What do the data show? First, the overall unit cost for the five highest cost producers group is approximately four times as large as that for the lowest cost producers group. The respective ratios for the five lowest cost producers (group 1-5) to the other three groups are approximately 1:2; 1:3; 1:4. Second, the country with the lowest overall unit cost, Kuwait (@ US$8.50) has a cost less than one-sixth that of  the highest, the United Kingdom (@ US$52.51). Third, the range in overall unit costs is high (@ US$44.00).

Fourth, the main descriptive statistics reveal the simple average (mean) of the overall unit cost values for the top 20 nations is US$27.10. And, fifth, the median value is US$28.50. Sixth, variation in the overall unit costs from the simple average (variance) is quite strong. The mean absolute deviation is 10.50 and the coefficient of variation in the values is 0.474 (and therefore the relative standard deviation is 47.4 percent).
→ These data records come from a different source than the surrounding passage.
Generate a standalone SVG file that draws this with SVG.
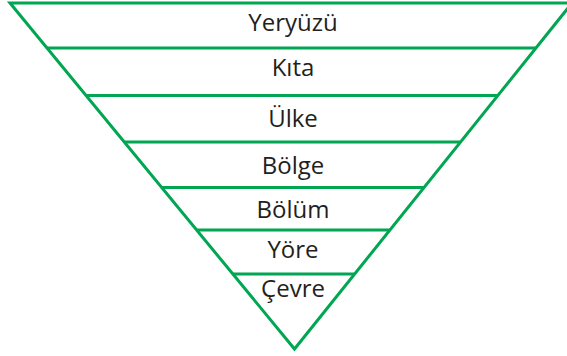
<svg xmlns="http://www.w3.org/2000/svg" width="567" height="356" viewBox="0 0 567 356">
<style>
.ln{stroke:#00a651;stroke-width:3;fill:none;stroke-linecap:butt;stroke-linejoin:miter}
.t{font-family:"Open Sans","Noto Sans",sans-serif;font-size:24px;fill:#231f20;text-anchor:middle}
</style>
<rect width="567" height="356" fill="#ffffff"/>
<g id="connectors">
<path class="ln" d="M10,3 L294.5,349 L572,3 Z"/>
<line class="ln" x1="47" y1="48" x2="536" y2="48"/>
<line class="ln" x1="86" y1="95.5" x2="498" y2="95.5"/>
<line class="ln" x1="124.3" y1="142" x2="460.5" y2="142"/>
<line class="ln" x1="161.7" y1="187.5" x2="424" y2="187.5"/>
<line class="ln" x1="196.7" y1="230" x2="390" y2="230"/>
<line class="ln" x1="232.8" y1="274" x2="354.7" y2="274"/>
</g>
<g id="yeryuzu"><text class="t" x="293" y="31">Yeryüzü</text></g>
<g id="kita"><text class="t" x="293" y="76">Kıta</text></g>
<g id="ulke"><text class="t" x="293" y="126.5">Ülke</text></g>
<g id="bolge"><text class="t" x="293" y="174">Bölge</text></g>
<g id="bolum"><text class="t" x="293" y="217.5">Bölüm</text></g>
<g id="yore"><text class="t" x="293" y="257.5">Yöre</text></g>
<g id="cevre"><text class="t" x="293" y="296.5">Çevre</text></g>
</svg>
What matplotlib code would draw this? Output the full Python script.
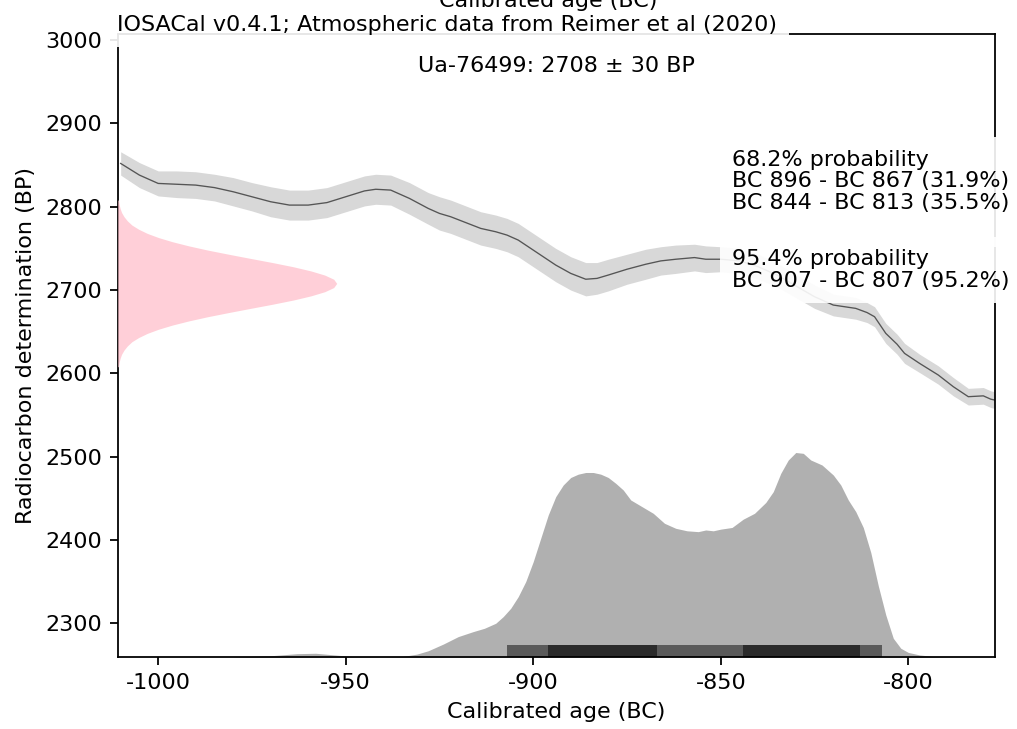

Seventh, the average percentage distribution between capital expenditure and operational expenditure for all four groups of countries is 52:48. The data do not indicate a unique relationship between the size of national production and this ratio, except perhaps that the ratio is the worst (48:52) for the highest cost producers! However, the ratio does not consistently worsen across all four groups of countries, as their average size of production increases.

 

Other Observations

Examining references by industry analysts’ to Guyana’s “discovery”, I have observed that two of the top 20 nations are occasionally referenced as comparators, namely, Angola and Venezuela’s offshore deposits. Stretching the inference from this, and based on the data used to compile Schedule 1, the respective overall unit costs of these two are US$35.40 and US$23.60.

Similarly, these analysts speculate that significant cost challenges face the Guyana project, including 1) logistical, based on the isolated location of the “discovery” and the absence of suitable already installed infrastructure 2) health and safety of the workforce, given its offshore location 3) environmental, due to risks of oil spills and other accidents and 4) process management of the oil and gas fields. Guyana should therefore be happy if its cost of production approximates either of these two!

 

Conclusion

As indicated before, offshore oil and gas production utilizes facilities and techniques that tend, on balance, to raise unit costs. Expensive drilling platforms and submersibles are used to explore deep-water environments. These are costly, and so are the production platforms required to get the oil “out-of-the ground”, and to market. Such operations require highly specialized workers and entail difficult process management. These raise costs.

Clearly, from the above there can be no firm basis for observers to determine, with enough certainty, production costs for the Guyana “discovery”. The indicative details presented above are the best that can be sensibly offered at this preliminary stage.